Maj. Gen. Butler's classic description of entranced soldiers sold on a racket might be a Spartan set of this underclass that also includes workers in industrial labor, poor people in the American south and settler colonialists. This also includes Dust Bowl tractor drivers that destroy their neighbor's homesteads on bank orders. These individuals all follow what Butler called, "beautiful ideals...painted for [those] sent out to die." This individual tragedy serves a larger goal. This goal is capitalist industrial development. In nationalism this will lead to imperialism, which ends in international conflict, which (again) fuels the M-I-C. When humans have become commodity then the slaughter of industrial soldiers and the starvation of agrarian citizens are the cost of doing business.
Pres. Eisenhower and Maj. Gen. Butler attribute a militaristic component to the American version of this developing political-economy. America is not unique in this regard. Mussolini's version of a completely enveloping state was the mix of corporation, military and government as a universal mandate upon every citizen. This compounded through imperialism to impact non-citizens as well.
Corporate advertising and the national security state have methods of ignoring the photographic evidence of class inequality. Instead of appealing to humanity the appeal is to the market. This manufactured ignorance serves consolidating political, government, military and corporate structures. This consolidation is contrary to warnings by Pres. Eisenhower and Maj. Gen. Butler. The end result is human suffering. This is the trade off of American's style of political-economy.

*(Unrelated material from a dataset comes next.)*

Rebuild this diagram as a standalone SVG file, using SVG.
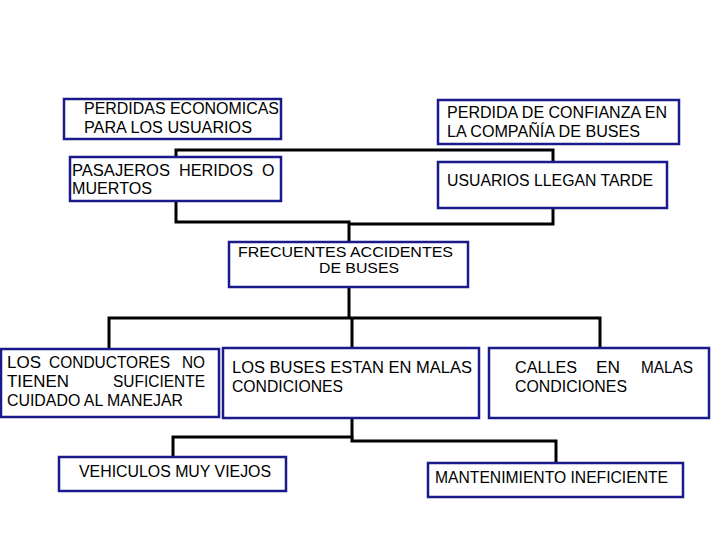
<svg xmlns="http://www.w3.org/2000/svg" width="720" height="540" viewBox="0 0 720 540">
<style>
.box{fill:#fff;stroke:#1a1a8c;stroke-width:2.5}
.t{font-family:"Liberation Sans",Arial,sans-serif;font-size:16px;fill:#000}
.s{font-size:14.5px}
.c{fill:none;stroke:#000;stroke-width:3}
</style>
<rect width="720" height="540" fill="#fff"/>
<g id="connectors">
<path class="c" d="M176,157 V150 H553 V162"/>
<path class="c" d="M176,201 V222 H349 V242"/>
<path class="c" d="M349,224 H553 V208"/>
<path class="c" d="M349,287 V318"/>
<path class="c" d="M109,349 V318 H600 V348"/>
<path class="c" d="M352,318 V348"/>
<path class="c" d="M352,418 V437 H173 V457"/>
<path class="c" d="M352,436 V441 H556 V463"/>
</g>
<g id="n1">
<rect class="box" x="64" y="99" width="217" height="40"/>
<text class="t" x="84" y="114" textLength="195" lengthAdjust="spacingAndGlyphs">PERDIDAS ECONOMICAS</text>
<text class="t" x="84" y="133" textLength="168" lengthAdjust="spacingAndGlyphs">PARA LOS USUARIOS</text>
</g>
<g id="n2">
<rect class="box" x="70" y="157" width="211" height="44"/>
<text class="t" y="176"><tspan x="72" textLength="98" lengthAdjust="spacingAndGlyphs">PASAJEROS</tspan><tspan x="179" textLength="74" lengthAdjust="spacingAndGlyphs">HERIDOS</tspan><tspan x="262">O</tspan></text>
<text class="t" x="72" y="194" textLength="80" lengthAdjust="spacingAndGlyphs">MUERTOS</text>
</g>
<g id="n3">
<rect class="box" x="438" y="100" width="241" height="44"/>
<text class="t" x="447" y="118" textLength="220" lengthAdjust="spacingAndGlyphs">PERDIDA DE CONFIANZA EN</text>
<text class="t" x="447" y="137" textLength="193" lengthAdjust="spacingAndGlyphs">LA COMPAÑÍA DE BUSES</text>
</g>
<g id="n4">
<rect class="box" x="438" y="162" width="229" height="46"/>
<text class="t" x="447" y="186" textLength="206" lengthAdjust="spacingAndGlyphs">USUARIOS LLEGAN TARDE</text>
</g>
<g id="n5">
<rect class="box" x="229" y="242" width="239" height="45"/>
<text class="t s" x="238" y="257" textLength="215" lengthAdjust="spacingAndGlyphs">FRECUENTES ACCIDENTES</text>
<text class="t s" x="319" y="273" textLength="80" lengthAdjust="spacingAndGlyphs">DE BUSES</text>
</g>
<g id="n6">
<rect class="box" x="1" y="349" width="218" height="68"/>
<text class="t" y="368"><tspan x="7" textLength="34" lengthAdjust="spacingAndGlyphs">LOS</tspan><tspan x="49" textLength="121" lengthAdjust="spacingAndGlyphs">CONDUCTORES</tspan><tspan x="182" textLength="23" lengthAdjust="spacingAndGlyphs">NO</tspan></text>
<text class="t" y="387"><tspan x="7" textLength="62" lengthAdjust="spacingAndGlyphs">TIENEN</tspan><tspan x="113" textLength="92" lengthAdjust="spacingAndGlyphs">SUFICIENTE</tspan></text>
<text class="t" x="7" y="406" textLength="176" lengthAdjust="spacingAndGlyphs">CUIDADO AL MANEJAR</text>
</g>
<g id="n7">
<rect class="box" x="223" y="348" width="256" height="70"/>
<text class="t" x="232" y="373" textLength="240" lengthAdjust="spacingAndGlyphs">LOS BUSES ESTAN EN MALAS</text>
<text class="t" x="232" y="392" textLength="111" lengthAdjust="spacingAndGlyphs">CONDICIONES</text>
</g>
<g id="n8">
<rect class="box" x="489" y="348" width="220" height="70"/>
<text class="t" y="373"><tspan x="515" textLength="62" lengthAdjust="spacingAndGlyphs">CALLES</tspan><tspan x="596" textLength="24" lengthAdjust="spacingAndGlyphs">EN</tspan><tspan x="641" textLength="52" lengthAdjust="spacingAndGlyphs">MALAS</tspan></text>
<text class="t" x="515" y="392" textLength="112" lengthAdjust="spacingAndGlyphs">CONDICIONES</text>
</g>
<g id="n9">
<rect class="box" x="59" y="457" width="227" height="34"/>
<text class="t" x="79" y="477" textLength="192" lengthAdjust="spacingAndGlyphs">VEHICULOS MUY VIEJOS</text>
</g>
<g id="n10">
<rect class="box" x="428" y="463" width="255" height="34"/>
<text class="t" x="435" y="483" textLength="233" lengthAdjust="spacingAndGlyphs">MANTENIMIENTO INEFICIENTE</text>
</g>
</svg>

American Fascism has historical roots in settler colonialism and industrial labor management. The republican constitution represents both the capitalists and laborers in this society. The capitalists have funded mechanisms like the military, national security complex and prison system that historically target members of the laboring class for some national purpose. The resulting individual consequences seem disproportionate compared to the development of national political economy.